In the cubicle the group faders were used to ride the levels of the studio channels - this was the only design failure - you could not pre-lift any one studio channel but had to wait for it almost to get to air and lift it with the group. There were additional source faders in the cubicle of the 3 tape machines (plus a cubicle cart) and 4 outside sources which had gain tweakers and pan (PA8 297's). But each group of the 5 (carts, grams, mics and cubicle tapes and outside sources) had access to limiters. They were delay line types (AM6/11) and you could crush the sound really hard and still sound ok. There were separate lims on the mic group, mixer group and repro which enabled fabulous voice-over (again on a quadrant) control for auto gain-ducking (Noel Edmonds, Terry Wogan) and great separation for telephone calls.
There was a telephone balance module which could be plugged to OS channels, limited RSA (AM22/2 equalisers) facilities, again patchable, except for a permanent one in each mic chain (DLT's setting is etched on my brain as half top, one bass and 3 at 2.8). And of course network switching. Only six inlets and six outlets on the relay matrix and it was very crude (PA8 320). The accepting con placed his finger on the connect button and tannoyed to the releasing con to "let it go". It was usually done after the junction with the outgoing con having picked up the incoming one as a source. But it was possible to drop any network into thin air by just pressing the release.
There were a few other bits and pieces in the cubicle such as GTS inserts, OS control/cue line switching.
The desks were quite hissy but for ease of use and the sheer pleasure in moving quadrant faders they were fab. There was also a plug-in sports mixer trolley with another 12 outside sources intended for big OB operations. It could be wheeled around and plugged into the cubicle desk but to my knowledge was never used in anger.
Monitoring was usually on Spendor BC1s right in your face as there was no room for distance listening. Later (as in this photo of Con D) the bi-amped LS3/7 speakers arrived.
At one time Radio 1 used to relay Radio 2 from 7pm to 10pm (up to Sounds of the Seventies when VHF switched to Radio 1). So one evening shift job was to sit in Con B add 8dBs of compression and "monitor" the Radio 1 distribution or MW check receiver to make sure it didn't drop off! After a supper break in the pub, it was sometimes a challenge to see how many of the type D modules could be pulled out before the distribution went off. We were able to get it down to 5 remaining - but then when your monitoring module was out how could you be sure you were still on air? Intercom howling was another great pastime. Ring your colleague in sleepy old Radio 3 on his PBX phone and when he answered hold the phone to the tech intercom mic and press talk. The resultant howl/whistle/roar was very satisfying.
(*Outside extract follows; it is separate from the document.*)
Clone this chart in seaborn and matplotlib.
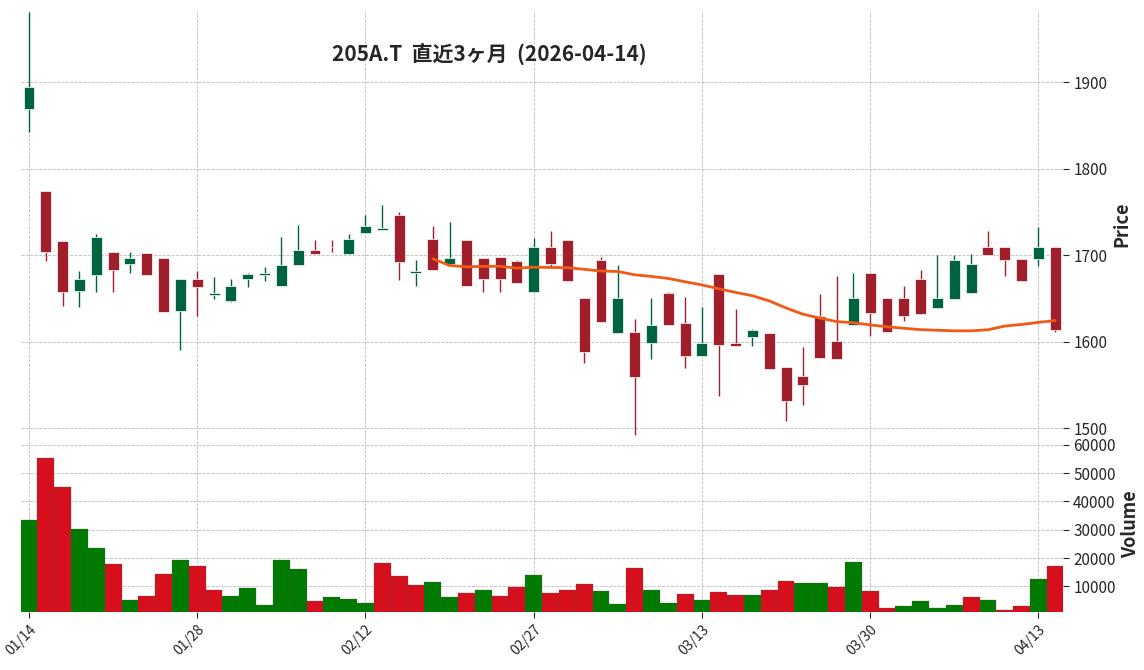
import numpy as np
import pandas as pd
import seaborn as sns
import matplotlib.pyplot as plt

# OHLCV (62 trading days, 01/14 .. 04/14)
opens = [1869, 1774, 1717, 1659, 1677, 1704, 1690, 1703, 1697, 1635,
         1673, 1654, 1647, 1673, 1677, 1664, 1689, 1706, 1710, 1701,
         1726, 1729, 1747, 1680, 1719, 1690, 1718, 1697, 1698, 1693,
         1657, 1710, 1718, 1650, 1695, 1610, 1611, 1598, 1656, 1622,
         1584, 1678, 1598, 1605, 1610, 1571, 1560, 1630, 1601, 1619,
         1679, 1650, 1651, 1672, 1639, 1649, 1656, 1709, 1709, 1696,
         1696, 1709]
highs = [1981, 1774, 1717, 1682, 1724, 1704, 1704, 1703, 1697, 1673,
         1682, 1675, 1672, 1680, 1686, 1721, 1735, 1718, 1718, 1725,
         1747, 1758, 1750, 1694, 1734, 1739, 1718, 1697, 1698, 1695,
         1720, 1728, 1718, 1650, 1698, 1689, 1626, 1650, 1657, 1652,
         1640, 1678, 1638, 1615, 1610, 1571, 1594, 1655, 1676, 1680,
         1679, 1650, 1665, 1683, 1700, 1700, 1701, 1728, 1709, 1696,
         1733, 1709]
lows = [1842, 1693, 1641, 1640, 1657, 1657, 1680, 1677, 1634, 1590,
        1630, 1649, 1646, 1663, 1670, 1664, 1689, 1701, 1704, 1701,
        1726, 1729, 1671, 1665, 1683, 1690, 1665, 1658, 1657, 1668,
        1657, 1688, 1670, 1575, 1623, 1610, 1492, 1580, 1619, 1570,
        1584, 1537, 1595, 1595, 1569, 1508, 1527, 1581, 1580, 1619,
        1607, 1611, 1624, 1632, 1639, 1649, 1656, 1700, 1676, 1670,
        1687, 1611]
closes = [1894, 1704, 1658, 1672, 1721, 1683, 1697, 1677, 1634, 1673,
          1663, 1656, 1665, 1678, 1680, 1689, 1706, 1701, 1709, 1719,
          1734, 1731, 1692, 1682, 1683, 1697, 1665, 1673, 1672, 1668,
          1710, 1690, 1670, 1588, 1623, 1650, 1559, 1619, 1619, 1584,
          1598, 1596, 1595, 1613, 1569, 1531, 1550, 1581, 1580, 1650,
          1633, 1611, 1630, 1632, 1650, 1694, 1690, 1700, 1695, 1670,
          1709, 1614]
volumes = [33300, 55200, 45100, 30200, 23600, 18100, 5300, 6600, 14300, 19500,
           17400, 8700, 6600, 9400, 3500, 19500, 16000, 4900, 6300, 5600,
           4200, 18400, 13600, 10500, 11500, 6300, 7700, 8700, 6600, 9800,
           13900, 7700, 8700, 10800, 8400, 3900, 16400, 8700, 4200, 7300,
           5300, 8000, 7000, 7000, 8700, 11900, 11200, 11200, 9800, 18800,
           8400, 2500, 3200, 4900, 2500, 3500, 6300, 5300, 1800, 3200,
           12500, 17100]
tick_pos = [0, 10, 20, 30, 40, 50, 60]
tick_labels = ["01/14", "01/28", "02/12", "02/27", "03/13", "03/30", "04/13"]

df = pd.DataFrame({"open": opens, "high": highs, "low": lows,
                   "close": closes, "volume": volumes})
df["x"] = np.arange(len(df))
df["ma"] = df["close"].rolling(25).mean()
df["up"] = df["close"] >= df["open"]
df["vdir"] = np.where(df["close"].diff().fillna(1) >= 0, "up", "down")

sns.set_style("whitegrid", {"grid.linestyle": "--", "grid.color": "#bbbbbb"})
plt.rcParams["font.family"] = ["Noto Sans CJK JP", "DejaVu Sans"]

fig = plt.figure(figsize=(11.44, 6.7), dpi=100)
ax = fig.add_axes([0.018, 0.348, 0.911, 0.635])
axv = fig.add_axes([0.018, 0.087, 0.911, 0.261], sharex=ax)

up_c, dn_c = "#006340", "#a01f2a"
colors = np.where(df["up"], up_c, dn_c)
body_lo = np.minimum(df["open"], df["close"])
body_h = np.maximum((df["close"] - df["open"]).abs(), 0.8)
ax.vlines(df["x"], df["low"], df["high"], colors=colors, linewidth=1, zorder=2)
ax.bar(df["x"], body_h, bottom=body_lo, width=0.65, color=colors,
       edgecolor="white", linewidth=0.5, zorder=3)
sns.lineplot(data=df, x="x", y="ma", ax=ax, color="#f05a14", linewidth=2, zorder=4)

sns.barplot(data=df, x="x", y="volume", hue="vdir", dodge=False, ax=axv,
            palette={"up": "#007a00", "down": "#d50f1c"}, width=1.0,
            native_scale=True, legend=False, saturation=1,
            edgecolor="#555555", linewidth=0.2)

for a in (ax, axv):
    a.yaxis.tick_right()
    a.yaxis.set_label_position("right")
    for s in a.spines.values():
        s.set_visible(False)
    a.tick_params(axis="y", length=4, labelsize=11, right=True)
    a.grid(True, linestyle="--", linewidth=0.6, color="#bbbbbb")

ax.set_xlim(-0.5, 61.45)
ax.set_ylim(1490, 1982)
ax.set_yticks([1500, 1600, 1700, 1800, 1900])
ax.set_ylabel("Price", fontsize=13, fontweight="bold")
ax.set_xlabel("")
ax.tick_params(axis="x", labelbottom=False, length=0)
ax.text(0.45, 0.9, "205A.T  直近3ヶ月  (2026-04-14)", transform=ax.transAxes,
        ha="center", va="center", fontsize=15, fontweight="bold")

axv.set_ylim(1100, 62800)
axv.set_yticks([10000, 20000, 30000, 40000, 50000, 60000])
axv.set_ylabel("Volume", fontsize=13, fontweight="bold")
axv.set_xlabel("")
axv.set_xticks(tick_pos)
axv.set_xticklabels(tick_labels, rotation=45, ha="right", rotation_mode="anchor", fontsize=10)
axv.tick_params(axis="x", length=4, bottom=True)
axv.set_xlim(-0.5, 61.45)

fig.savefig("out.png", dpi=100)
In fact there were many japes to be had. I recall placing a talkback speaker in the desk below Noel's feet and occasionally feeding a low dog bark off the cubicle cart to it. Keeping a straight face was the hard bit. And the all-time classic was to pre-record to tape one of Noel's records and play it in as he started the gram deck (having closed the gram group). The auto voice-over convinced him it was the record playing. After a minute I walked in and lifted the needle off the deck. Of course the output was from the tape and continued but he actually fell off his chair.
Shipping forecasts on 1500m LW were tricky if you were in Radio 2. There was a system to split the DJ desk away from the main output onto the STB output. So on an agreed pause the T.O. played a pre-rec 5 minute filler tape to VHF while the announcer warbled away on longwave. All would be rejoined on the GTS, but you had to keep your wits about you. The trickiest was a hot switch of VHF during the pips when many a time it was forgotten that Radio 1 pips were plus 8dB and Radio 2 ones only plus 4. So the last few pips suddenly dropped or rose in level.
The other great use of the type D cubicle desk was that with a sleeping bag the footwell made a great bed for nightshifts!